Arizona Jury Trials In Misdemeanor Assault Cases
In Goldman v. Kautz, 111 Ariz. 431, 432, 531 P.2d 1138, 1139 (1975), a defendant sought a trial by jury after being charged with assault and battery in violation of Arizona Revised Statutes 13-241(B).
The Arizona Supreme Court affirmed the trial court's decision denying the defendant a jury trial, reasoning that, at common law, justices of the peace had jurisdiction to adjudicate assault and battery cases without a jury. Id.
The court cited State v. Maier, 13 N.J. 235, 99 A.2d 21 (N.J. 1953).
In Maier, the Supreme Court of New Jersey analyzed English and early American jurisprudence and concluded that justices of the peace had the power at common law "to punish common or simple assaults and assaults and batteries summarily without presentment or indictment and without trial by jury." Id. at 29.
Bruce v. State, 126 Ariz. 271, 272, 614 P.2d 813, 814 (1980), involved a defendant charged with, among other counts, two counts of misdemeanor assault.
The Arizona Supreme Court set aside the trial court's order granting the defendant a jury trial, reasoning in part that the assaults the defendant was alleged to have committed were "the equivalent of a simple battery at common law, which was not a crime requiring a jury trial . . . ." Id. at 273, 614 P.2d at 815 (citation omitted).

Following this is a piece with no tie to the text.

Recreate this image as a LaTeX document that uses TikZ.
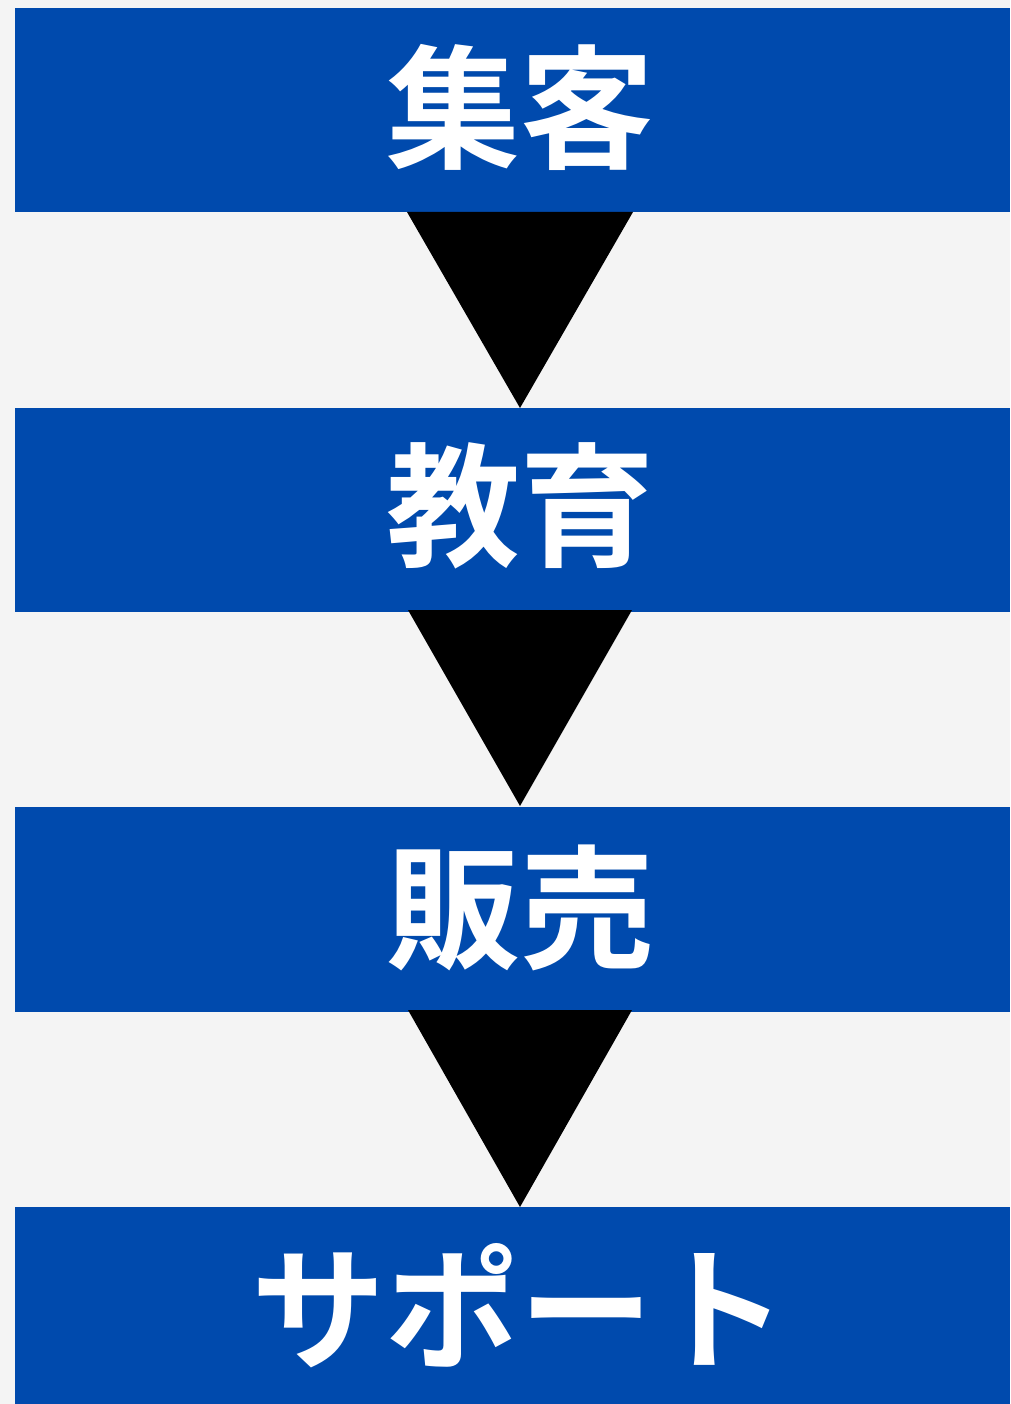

In State ex rel. McDougall v. Strohson (Cantrell), 190 Ariz. 120, 121, 945 P.2d 1251, 1252 (1997) the supreme court noted that "although Arizona case law provides a broader-based right to jury trial than does the federal constitution, historically there has been no right to a jury trial in Arizona in simple assault cases."
Because Cantrell involved a defendant charged with simple assault designated in the complaint as domestic violence under Arizona's domestic violence statutes, the court considered whether the enactment of a federal law that could have prohibited the defendant from possessing a firearm if convicted of a misdemeanor assault involving domestic violence required Arizona to change its rule that jury trials are not required in misdemeanor assault cases. Id. at 121, 945 P.2d at 1252.
The court reaffirmed Goldman and Bruce and reversed the trial court's decision granting a jury trial, concluding that potential consequences to a defendant under the federal law could not be considered in determining jury eligibility. Id. at 122-25, 945 P.2d at 1253-56.